The "Cool Parent" Trap
At some point, a peculiar cultural shift happened in parenting circles. The goal quietly moved from raising capable, resilient humans to being liked by your children at all times. The result? A generation of exhausted parents who negotiate with toddlers, apologize for setting bedtimes, and wonder why their kids can't handle the word "no."
Let's be direct: your child does not need you to be their best friend. They need you to be their parent — and those are two fundamentally different jobs.
What Inconsistency Actually Teaches
When rules shift depending on your mood, how tired you are, or how loudly your child protests, you're not being flexible. You're teaching your child a very specific lesson: if I push hard enough, the rules change. That's not a lesson that serves them well at school, in relationships, or eventually in the workplace.
Inconsistent discipline creates anxiety in children — not relief. Children actually feel more secure when boundaries are predictable. They need to know where the walls are, even if they test them constantly. Especially then.
The Difference Between Authoritative and Authoritarian
Consistent discipline doesn't mean rigid, cold, or punitive parenting. There's a well-established distinction in developmental psychology between two approaches:
- Authoritarian: "Because I said so." Rules without explanation, compliance without warmth.
- Authoritative: "Here's the rule, here's why, and here's what happens if it's broken — every time." Firm, warm, and predictable.
Authoritative parenting — the kind backed by decades of research — combines high expectations with genuine warmth and clear communication. It's not about being harsh. It's about being reliable.

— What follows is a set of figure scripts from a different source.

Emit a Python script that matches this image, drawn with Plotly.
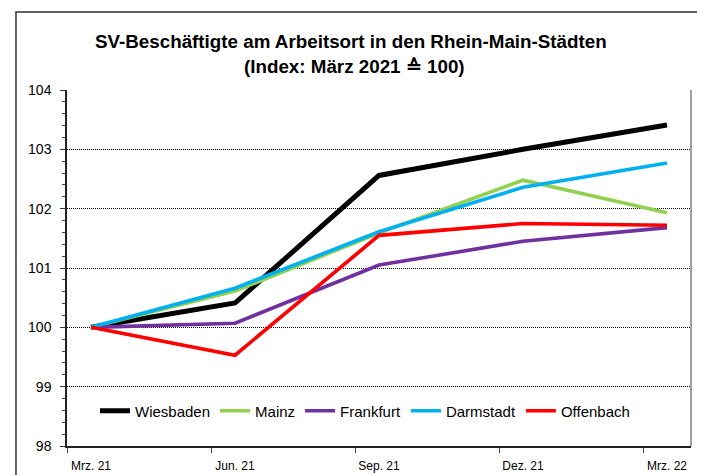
import plotly.graph_objects as go

# ---- data ----
categories = ["Mrz. 21", "Jun. 21", "Sep. 21", "Dez. 21", "Mrz. 22"]
months_between = 3  # quarterly observations on a monthly time axis
wiesbaden = [100.0, 100.41, 102.56, 103.00, 103.41]
mainz = [100.0, 100.61, 101.59, 102.48, 101.93]
frankfurt = [100.0, 100.07, 101.05, 101.45, 101.68]
darmstadt = [100.0, 100.66, 101.61, 102.36, 102.77]
offenbach = [100.0, 99.53, 101.55, 101.75, 101.72]
y_ticks = [98, 99, 100, 101, 102, 103, 104]
title_lines = ["SV-Beschäftigte am Arbeitsort in den Rhein-Main-Städten",
               "(Index: März 2021 ≙ 100)"]

series = [
    ("Wiesbaden", wiesbaden, "#000000", 5),
    ("Mainz", mainz, "#92D050", 3.6),
    ("Frankfurt", frankfurt, "#7030A0", 3.6),
    ("Darmstadt", darmstadt, "#00B0F0", 3.6),
    ("Offenbach", offenbach, "#FF0000", 3.6),
]

xpos = [i * months_between for i in range(len(categories))]
slot_bounds = [p - 0.5 for p in xpos]

FONT = "Liberation Sans, Arial, sans-serif"

fig = go.Figure()
for name, vals, color, w in series:
    fig.add_trace(go.Scatter(
        x=xpos, y=vals, name=name, mode="lines",
        line=dict(color=color, width=w),
    ))

# page places the figure 8px in from the top-left (default body margin)
OFF = 8
W, H = 705, 475
PL, PR, PT, PB = 67, 690.7, 90, 446  # wanted plot box in window pixels
ml = PL - OFF
mt = PT - OFF
mr = W - (PR - OFF)
mb = H - (PB - OFF)
pw = W - ml - mr
ph = H - mt - mb

def px_x(px):
    return (px - OFF - ml) / pw

def px_y(py):
    return (H - mb - (py - OFF)) / ph

fig.update_layout(
    width=W, height=H,
    margin=dict(l=ml, r=mr, t=mt, b=mb, autoexpand=False),
    paper_bgcolor="white", plot_bgcolor="white",
    font=dict(family=FONT, color="#000000"),
    showlegend=True,
    legend=dict(
        orientation="h", x=px_x(95), xanchor="left",
        y=px_y(411), yanchor="middle",
        font=dict(family=FONT, size=15, color="#000000"),
        bgcolor="rgba(0,0,0,0)", borderwidth=0,
        traceorder="normal",
    ),
    xaxis=dict(
        range=[xpos[0] - 0.5, xpos[-1] + 0.5],
        tickvals=xpos, ticktext=categories,
        ticks="outside", ticklen=8, tickcolor="rgba(0,0,0,0)",
        tickfont=dict(family=FONT, size=12, color="#000000"),
        showgrid=False, zeroline=False, automargin=False,
        showline=True, linecolor="#222222", linewidth=1.5,
        minor=dict(tickmode="array", tickvals=slot_bounds, ticks="outside",
                   ticklen=5, tickwidth=1, tickcolor="#444444", showgrid=False),
        fixedrange=True,
    ),
    yaxis=dict(
        range=[y_ticks[0], y_ticks[-1]],
        tickvals=y_ticks,
        ticks="outside", ticklen=5, tickwidth=1, tickcolor="#333333",
        tickfont=dict(family=FONT, size=14, color="#000000"),
        ticklabelstandoff=6,
        showgrid=True, gridcolor="#000000", gridwidth=1, griddash="1px,1px",
        zeroline=False, automargin=False,
        showline=True, linecolor="#222222", linewidth=1.5,
        minor=dict(dtick=0.2, ticks="outside", ticklen=3, tickwidth=1,
                   tickcolor="#444444", showgrid=False),
        fixedrange=True,
    ),
    annotations=[
        dict(text="<b>" + title_lines[0] + "</b>", xref="paper", yref="paper",
             x=px_x(351), y=px_y(42), xanchor="center", yanchor="middle",
             showarrow=False, font=dict(family=FONT, size=18.8, color="#000000")),
        dict(text="<b>" + title_lines[1] + "</b>", xref="paper", yref="paper",
             x=px_x(354), y=px_y(66), xanchor="center", yanchor="middle",
             showarrow=False, font=dict(family=FONT, size=18.8, color="#000000")),
    ],
    shapes=[
        # right edge of plot area
        dict(type="line", xref="paper", yref="paper", x0=1, x1=1, y0=0, y1=1,
             line=dict(color="#808080", width=1.5)),
        # outer chart border (right/bottom run past the visible window)
        dict(type="rect", xref="paper", yref="paper",
             x0=px_x(16), x1=px_x(760), y0=px_y(520), y1=px_y(12),
             line=dict(color="#333333", width=1.5), fillcolor="rgba(0,0,0,0)",
             layer="below"),
    ],
)

fig.write_html("out.html")
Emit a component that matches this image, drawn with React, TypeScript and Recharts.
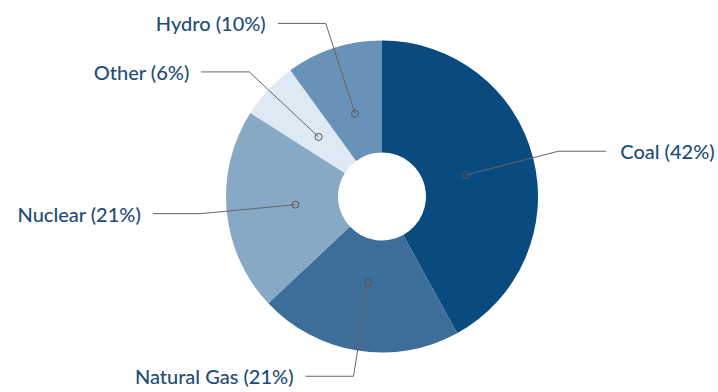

Why Parents Cave (And Why It Backfires)
Most parents cave not because they're weak — they cave because they love their kids and hate seeing them upset. That impulse is human and understandable. But consider what you're actually doing when you reverse a consequence because your child cries long enough:
- You confirm that emotional escalation is an effective strategy.
- You undermine your own authority — making the next boundary even harder to hold.
- You rob your child of the experience of tolerating disappointment, which is a skill they desperately need.
The short-term peace isn't worth the long-term cost.
Practical Ways to Build Consistency
Consistency doesn't require perfection — it requires intention. A few principles that make it more achievable:
- Only set rules you're willing to enforce. If you can't follow through on a consequence, don't threaten it.
- Align with your co-parent. Mixed messages between caregivers are the fastest way to erode any rule structure.
- Keep it calm and matter-of-fact. Consequences delivered without anger or lectures are more effective — and easier to repeat.
- Expect testing. When you hold a new boundary consistently, behavior often gets worse before it gets better. That's the child checking if you really mean it this time.
Being Respected Beats Being Liked
There will be moments — many of them — when your child tells you you're the worst, the meanest, or the most unfair parent alive. Those moments can sting. But ask yourself: twenty years from now, what do you want your child to say about how they were raised?
Most adults look back and appreciate parents who held the line — not parents who folded. You're not raising a child who likes you today. You're raising an adult who respects you, and themselves, tomorrow.